Berna Moran, biri melek, biri şeytan, biri aşk için ölen, biri aşk için öldüren iki karşıt tipin en sık işlenen kadın kahramanlar olduğu bu dönemin Türk romanının ilk yirmi beş yılını kapladığını ifade etmiştir. İmparatorluk döneminde kadın ve erkeğin bölünmüş alanının ulus devlette birleşmesi bireysel anlatının güçlenmesinde başka bir etkendir. Halide Edip'in Handan'ındaki Ben'leşme bu örneklerden sadece biridir. Bireyleşmede önemli katkısı olan Halit Ziya'nın gerek Aşk-ı Memnu'sunda gerek Mai ve Siyah'ında kadın-erkek arasındaki sınırların daha rahat hale gelmesinin yazındaki bireyleşme yönünde yansımasına şahit oluruz. Halit Ziya yarattığı karakterlerle, olaydan kişiliğe giden geleneksel akışı kişilik özelliklerinin doğuracağı zorunlu olaya doğru çevirmiş yazarlarımızdandır. Yazında bireyleşme tekniklerinden biri iç konuşmadır. Birçok eleştirmene göre iç konuşma tekniğinin bir anlatım yöntemi olarak sürekli kullanıldığı ilk roman Edouard Dujardin'in 1887'de basılmış olan Les Lauries sont Coapes'sidir.

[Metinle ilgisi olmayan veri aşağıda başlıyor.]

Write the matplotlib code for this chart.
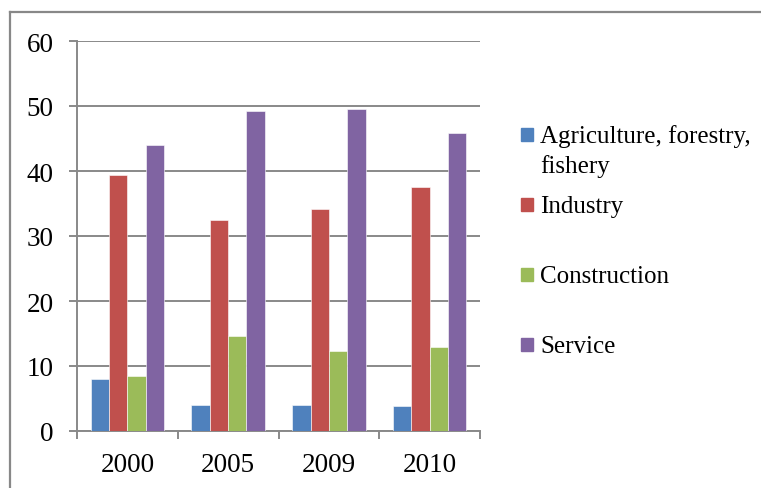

Araba Sevdası'nın yazılış tarihi ise 1886. Berna Moran, Recaizade'nin her ne kadar romanı baştan sona iç konuşma tekniği ile yazmamışsa da bir anlatım yöntemi sayılacak kadar yaygın bir biçimde bu yöntemi kullandığına işaret eder. Kapitalizmin yarattığı çeşitlilikten biri de öteki'nin çeşitliliğidir. Sözlü kültürdeki ortak düşman/ötekinin yerini yazılı kültürde düşman olmayan fakat sayıca çoğalmış ötekiler almıştır. Dış yolculuğun -ki bu genellikle tek ötekine karşı savaş için gerçekleştirilir- yerini pek çok ötekinden kaçış olarak iç yolculuk alır. Yazılı kültürün bireyleşmesinde bu zorunlu iç yolculuk yönlendiricidir. Bu iç yolculuğu Peyami Safa'nın eserlerinde görürüz. Matmazel Noraliya'nın Koltuğu bu bakımdan önemlidir. Modern yazında yazarın kendini ortadan kaldırması, sözlü kültürdeki anlatıcının sadece aracı konumunda kalmasına dönüştür bir nevi. Anlatılmak yerine gösterilen okur da bu durumda iyi bir dinleyici konumuna çekilmektedir.